Count every line of the listing where the string "this" occurs, and reply with the count alone.
------------
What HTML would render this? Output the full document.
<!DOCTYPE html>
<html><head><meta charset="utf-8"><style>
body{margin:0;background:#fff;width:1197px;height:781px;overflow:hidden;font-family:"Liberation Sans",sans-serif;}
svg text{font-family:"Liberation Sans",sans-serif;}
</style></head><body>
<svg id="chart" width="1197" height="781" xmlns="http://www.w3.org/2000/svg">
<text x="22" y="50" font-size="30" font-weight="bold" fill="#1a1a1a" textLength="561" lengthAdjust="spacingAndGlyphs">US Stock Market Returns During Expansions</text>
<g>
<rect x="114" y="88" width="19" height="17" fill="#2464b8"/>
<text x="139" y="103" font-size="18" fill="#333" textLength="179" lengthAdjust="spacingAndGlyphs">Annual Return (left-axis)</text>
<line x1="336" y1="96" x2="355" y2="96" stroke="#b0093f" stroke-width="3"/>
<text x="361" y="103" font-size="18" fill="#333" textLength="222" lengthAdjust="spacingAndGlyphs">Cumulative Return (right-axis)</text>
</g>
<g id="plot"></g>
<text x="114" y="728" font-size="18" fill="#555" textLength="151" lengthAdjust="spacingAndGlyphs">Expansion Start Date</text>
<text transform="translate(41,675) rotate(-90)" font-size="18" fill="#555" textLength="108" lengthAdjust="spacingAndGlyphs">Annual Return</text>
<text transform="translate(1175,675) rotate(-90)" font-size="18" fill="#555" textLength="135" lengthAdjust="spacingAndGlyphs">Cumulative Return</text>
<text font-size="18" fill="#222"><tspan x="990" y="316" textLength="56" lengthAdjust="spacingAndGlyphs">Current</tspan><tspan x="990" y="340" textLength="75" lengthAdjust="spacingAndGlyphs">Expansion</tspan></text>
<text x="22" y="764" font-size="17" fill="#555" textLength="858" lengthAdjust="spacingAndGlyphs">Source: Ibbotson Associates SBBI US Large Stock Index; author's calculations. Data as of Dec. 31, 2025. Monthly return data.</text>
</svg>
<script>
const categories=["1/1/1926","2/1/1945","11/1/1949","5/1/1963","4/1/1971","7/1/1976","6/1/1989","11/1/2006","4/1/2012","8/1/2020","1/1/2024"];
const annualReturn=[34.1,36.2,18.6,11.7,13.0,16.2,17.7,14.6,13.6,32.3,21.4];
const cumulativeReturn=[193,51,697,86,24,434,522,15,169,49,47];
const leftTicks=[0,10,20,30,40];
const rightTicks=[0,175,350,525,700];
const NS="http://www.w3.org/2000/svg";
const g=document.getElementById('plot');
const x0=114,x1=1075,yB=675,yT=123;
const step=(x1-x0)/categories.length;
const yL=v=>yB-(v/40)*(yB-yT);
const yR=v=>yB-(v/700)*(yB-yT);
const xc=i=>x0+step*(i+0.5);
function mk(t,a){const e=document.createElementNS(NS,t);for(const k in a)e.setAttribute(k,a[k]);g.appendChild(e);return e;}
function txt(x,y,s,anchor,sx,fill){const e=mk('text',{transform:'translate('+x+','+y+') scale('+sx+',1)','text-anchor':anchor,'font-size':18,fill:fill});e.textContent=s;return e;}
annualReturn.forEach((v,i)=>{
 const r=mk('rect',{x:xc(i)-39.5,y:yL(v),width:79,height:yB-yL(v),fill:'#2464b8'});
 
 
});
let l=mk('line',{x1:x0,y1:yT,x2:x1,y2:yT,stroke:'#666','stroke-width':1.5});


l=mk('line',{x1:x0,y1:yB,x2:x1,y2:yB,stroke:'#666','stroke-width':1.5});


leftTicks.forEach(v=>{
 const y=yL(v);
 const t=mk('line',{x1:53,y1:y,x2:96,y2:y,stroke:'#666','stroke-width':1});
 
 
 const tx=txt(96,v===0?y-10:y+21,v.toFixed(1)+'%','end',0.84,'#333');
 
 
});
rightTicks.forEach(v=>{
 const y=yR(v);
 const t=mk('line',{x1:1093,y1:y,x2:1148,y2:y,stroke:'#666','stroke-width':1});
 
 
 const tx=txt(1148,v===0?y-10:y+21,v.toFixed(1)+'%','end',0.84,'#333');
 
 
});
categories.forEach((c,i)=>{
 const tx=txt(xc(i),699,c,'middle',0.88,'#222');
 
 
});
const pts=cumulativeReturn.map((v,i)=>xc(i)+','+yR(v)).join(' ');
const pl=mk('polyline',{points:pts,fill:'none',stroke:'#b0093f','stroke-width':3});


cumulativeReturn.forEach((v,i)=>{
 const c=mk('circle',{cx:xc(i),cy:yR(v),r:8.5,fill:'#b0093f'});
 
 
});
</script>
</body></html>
------------
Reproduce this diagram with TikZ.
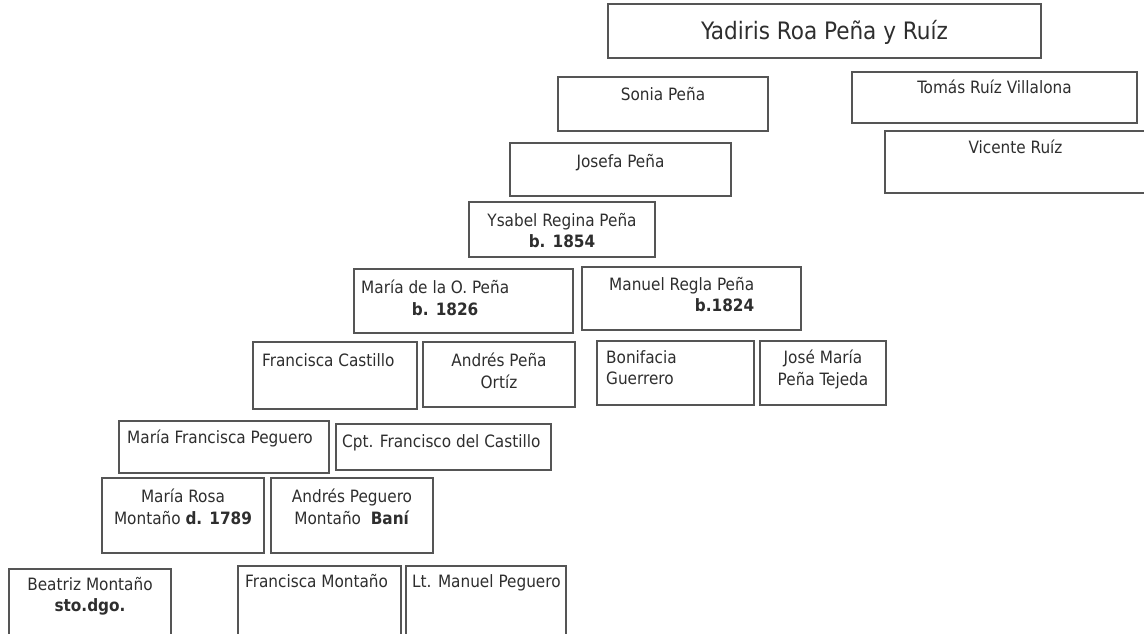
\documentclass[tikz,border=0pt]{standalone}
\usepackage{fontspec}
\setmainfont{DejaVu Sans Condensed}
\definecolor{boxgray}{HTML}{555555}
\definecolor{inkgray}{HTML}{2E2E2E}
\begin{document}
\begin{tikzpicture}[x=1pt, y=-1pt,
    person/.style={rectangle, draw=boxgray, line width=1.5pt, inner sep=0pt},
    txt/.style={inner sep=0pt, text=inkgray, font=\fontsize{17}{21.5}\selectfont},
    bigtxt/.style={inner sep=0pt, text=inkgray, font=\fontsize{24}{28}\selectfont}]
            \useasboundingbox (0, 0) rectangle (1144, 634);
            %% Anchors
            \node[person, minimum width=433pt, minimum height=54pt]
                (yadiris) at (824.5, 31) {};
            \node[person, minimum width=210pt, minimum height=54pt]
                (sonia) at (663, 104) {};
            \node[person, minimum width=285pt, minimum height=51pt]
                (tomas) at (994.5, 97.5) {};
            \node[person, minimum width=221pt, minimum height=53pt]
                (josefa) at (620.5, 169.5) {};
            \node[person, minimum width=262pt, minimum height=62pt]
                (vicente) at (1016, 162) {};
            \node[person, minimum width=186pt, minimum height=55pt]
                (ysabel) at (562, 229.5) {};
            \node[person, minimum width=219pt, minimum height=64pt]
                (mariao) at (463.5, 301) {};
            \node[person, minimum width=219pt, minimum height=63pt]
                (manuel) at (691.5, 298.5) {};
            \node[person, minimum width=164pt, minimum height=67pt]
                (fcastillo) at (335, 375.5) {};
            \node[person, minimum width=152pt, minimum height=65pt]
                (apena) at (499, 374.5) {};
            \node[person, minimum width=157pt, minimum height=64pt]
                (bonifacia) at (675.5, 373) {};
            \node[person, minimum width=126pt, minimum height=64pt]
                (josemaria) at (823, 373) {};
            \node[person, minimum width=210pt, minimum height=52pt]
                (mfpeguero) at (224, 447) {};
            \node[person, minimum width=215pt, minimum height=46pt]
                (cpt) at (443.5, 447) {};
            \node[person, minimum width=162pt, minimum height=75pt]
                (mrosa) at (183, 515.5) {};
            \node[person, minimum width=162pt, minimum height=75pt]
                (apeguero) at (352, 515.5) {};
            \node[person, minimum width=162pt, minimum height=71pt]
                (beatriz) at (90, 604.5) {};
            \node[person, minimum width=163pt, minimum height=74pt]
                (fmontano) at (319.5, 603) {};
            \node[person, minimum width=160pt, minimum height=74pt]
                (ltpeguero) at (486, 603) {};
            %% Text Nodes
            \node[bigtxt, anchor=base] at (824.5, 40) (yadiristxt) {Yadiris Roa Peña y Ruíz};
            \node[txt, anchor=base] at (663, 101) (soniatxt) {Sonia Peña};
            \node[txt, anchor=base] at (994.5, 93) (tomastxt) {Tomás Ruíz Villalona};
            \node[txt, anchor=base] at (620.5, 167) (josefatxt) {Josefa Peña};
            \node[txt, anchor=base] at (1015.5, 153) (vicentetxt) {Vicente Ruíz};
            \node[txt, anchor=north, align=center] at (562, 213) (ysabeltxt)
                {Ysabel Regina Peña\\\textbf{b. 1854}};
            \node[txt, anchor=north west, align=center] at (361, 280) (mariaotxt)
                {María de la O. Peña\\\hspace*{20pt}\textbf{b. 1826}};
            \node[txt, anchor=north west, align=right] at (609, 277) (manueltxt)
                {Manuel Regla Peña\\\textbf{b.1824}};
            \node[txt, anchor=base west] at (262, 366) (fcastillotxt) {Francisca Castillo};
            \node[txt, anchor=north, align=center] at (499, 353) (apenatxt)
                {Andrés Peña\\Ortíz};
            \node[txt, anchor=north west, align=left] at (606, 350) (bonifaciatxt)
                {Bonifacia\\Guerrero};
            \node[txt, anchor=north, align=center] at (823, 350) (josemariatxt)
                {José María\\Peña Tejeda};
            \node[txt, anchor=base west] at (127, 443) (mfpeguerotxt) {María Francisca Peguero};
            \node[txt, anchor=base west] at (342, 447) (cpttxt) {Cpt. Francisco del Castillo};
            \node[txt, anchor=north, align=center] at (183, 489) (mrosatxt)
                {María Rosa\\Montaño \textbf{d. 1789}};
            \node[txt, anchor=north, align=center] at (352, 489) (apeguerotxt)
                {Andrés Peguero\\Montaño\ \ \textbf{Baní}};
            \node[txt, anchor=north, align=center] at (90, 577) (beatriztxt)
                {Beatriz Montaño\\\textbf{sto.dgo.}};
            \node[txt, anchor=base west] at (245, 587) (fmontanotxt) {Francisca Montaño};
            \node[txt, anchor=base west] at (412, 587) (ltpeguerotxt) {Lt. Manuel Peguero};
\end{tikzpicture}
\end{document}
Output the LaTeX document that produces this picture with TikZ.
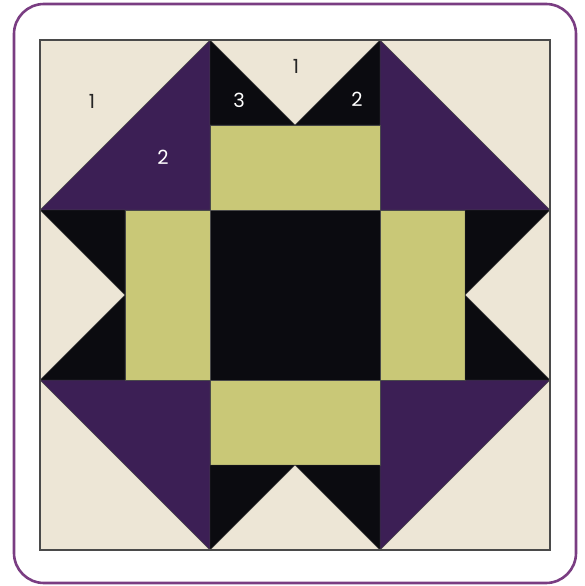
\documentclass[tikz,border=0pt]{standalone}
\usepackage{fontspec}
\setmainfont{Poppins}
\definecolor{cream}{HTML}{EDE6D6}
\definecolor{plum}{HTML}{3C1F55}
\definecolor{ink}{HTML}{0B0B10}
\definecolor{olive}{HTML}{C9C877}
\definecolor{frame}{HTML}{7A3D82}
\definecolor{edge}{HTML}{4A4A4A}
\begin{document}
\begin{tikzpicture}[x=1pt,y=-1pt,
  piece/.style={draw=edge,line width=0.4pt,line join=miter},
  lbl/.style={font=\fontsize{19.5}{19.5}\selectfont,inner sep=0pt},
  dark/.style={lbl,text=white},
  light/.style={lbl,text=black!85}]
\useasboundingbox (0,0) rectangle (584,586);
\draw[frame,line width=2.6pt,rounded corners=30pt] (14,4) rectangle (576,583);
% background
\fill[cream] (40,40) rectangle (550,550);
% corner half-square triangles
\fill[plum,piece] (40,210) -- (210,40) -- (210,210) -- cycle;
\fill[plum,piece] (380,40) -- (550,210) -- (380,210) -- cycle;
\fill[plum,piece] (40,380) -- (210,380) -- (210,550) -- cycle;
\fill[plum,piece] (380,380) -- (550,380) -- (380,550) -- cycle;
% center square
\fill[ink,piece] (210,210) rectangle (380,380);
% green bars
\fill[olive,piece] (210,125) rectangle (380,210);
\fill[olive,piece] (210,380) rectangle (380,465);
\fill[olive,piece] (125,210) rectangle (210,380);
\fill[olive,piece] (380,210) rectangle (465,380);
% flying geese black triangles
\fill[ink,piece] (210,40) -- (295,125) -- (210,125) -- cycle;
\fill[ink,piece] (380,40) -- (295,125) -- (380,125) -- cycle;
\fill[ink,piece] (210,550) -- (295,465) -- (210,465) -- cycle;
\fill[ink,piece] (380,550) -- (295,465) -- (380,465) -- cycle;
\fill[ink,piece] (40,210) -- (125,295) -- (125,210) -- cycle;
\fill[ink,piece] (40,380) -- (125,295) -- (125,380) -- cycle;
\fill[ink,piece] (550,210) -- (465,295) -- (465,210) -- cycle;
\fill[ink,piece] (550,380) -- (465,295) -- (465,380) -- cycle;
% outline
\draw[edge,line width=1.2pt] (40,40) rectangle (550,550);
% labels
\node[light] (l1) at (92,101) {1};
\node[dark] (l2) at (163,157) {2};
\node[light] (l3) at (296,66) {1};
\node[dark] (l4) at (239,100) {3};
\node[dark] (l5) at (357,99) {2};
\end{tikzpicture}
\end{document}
------------
*Answer to the task*.
3